The paper shows that this same "Goldilocks" rule works for antiperovskites. By calculating the sizes of the atoms, the team could predict exactly how much these internal rooms would twist. They found that:

  • Small atoms (like Silicon) cause the house to twist into a complex, wobbly shape (orthorhombic).
  • Larger atoms (like Lead) fit so well that the house stays perfectly square (cubic).

The Surprise: In regular houses, if you start twisting, you usually go through a "middle step" (a square-but-flattened shape). But in these antiperovskite houses, the team found that the twist often happens so smoothly that the house jumps straight from "perfectly square" to "wobbly" without that middle step. It's like a door that swings open instantly without getting stuck in the halfway position.

Flipping the Switch: Making Electricity

One of the most exciting things about these materials is ferroelectricity. This is the ability of a material to act like a tiny, switchable battery—it can hold an electric charge in one direction, and you can flip it to the other direction with a voltage.

Usually, you can't get this property just by twisting the rooms in a standard antiperovskite. However, the researchers discovered a trick: Layering.

Imagine stacking two different types of these upside-down houses on top of each other, like a sandwich where the filling is arranged in a specific pattern (Layered ordering). When you do this, the twisting of the rooms in the bottom layer and the top layer interact in a special way. This interaction forces the whole structure to become "polar," meaning it develops a switchable electric charge.

The paper suggests that by carefully choosing which atoms go in which layer (like choosing a specific filling for your sandwich), you can engineer these materials to be ferroelectric. This is a new "knob" scientists can turn to control how electricity flows through the material.

The Sticky Glue: Why They Are Different

Finally, the paper looks at the "glue" holding these atoms together. In regular houses (perovskites), the glue is mostly simple and predictable (ionic). But in these antiperovskites, the glue is much more complex and "sticky" (covalent).

The researchers found that in these upside-down houses:

  • The atoms on the outside (the face centers) actually stick to each other strongly, which is rare in normal houses.
  • The electrons are shared in a messy, mixed-up way between almost all the atoms, not just the main ones.

This "messy" bonding is why these materials behave so differently. It creates a unique electronic environment that might be useful for exotic physics, like superconductivity (conducting electricity with zero resistance) or topological states (where electricity flows on the surface without getting stuck).

Summary

In short, this paper is a blueprint for a new type of "upside-down" building block.
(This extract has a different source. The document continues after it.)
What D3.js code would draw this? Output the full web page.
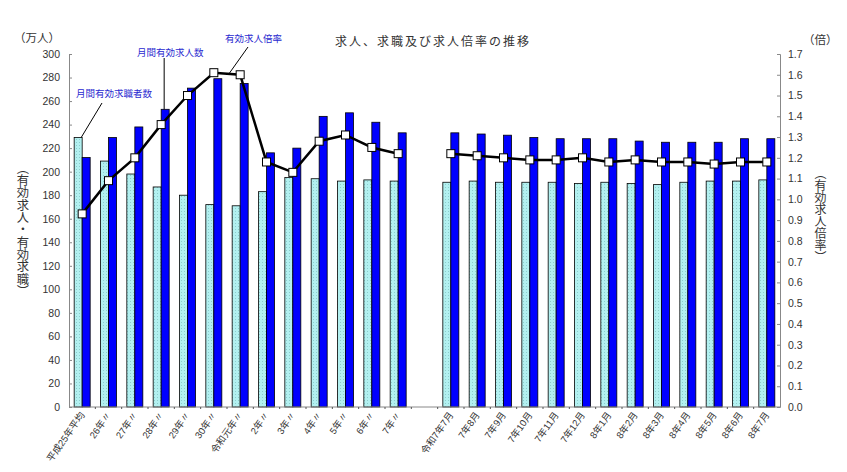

The authors figured out:

  1. How to predict their shape using a simple size-rule.
  2. How to force them to hold an electric charge by stacking them in specific layers.
  3. Why they are electrically unique because their atoms share electrons in a much more complex way than their "normal" counterparts.

This work provides the theoretical foundation for scientists to potentially build new devices that use these unique, switchable, upside-down crystals.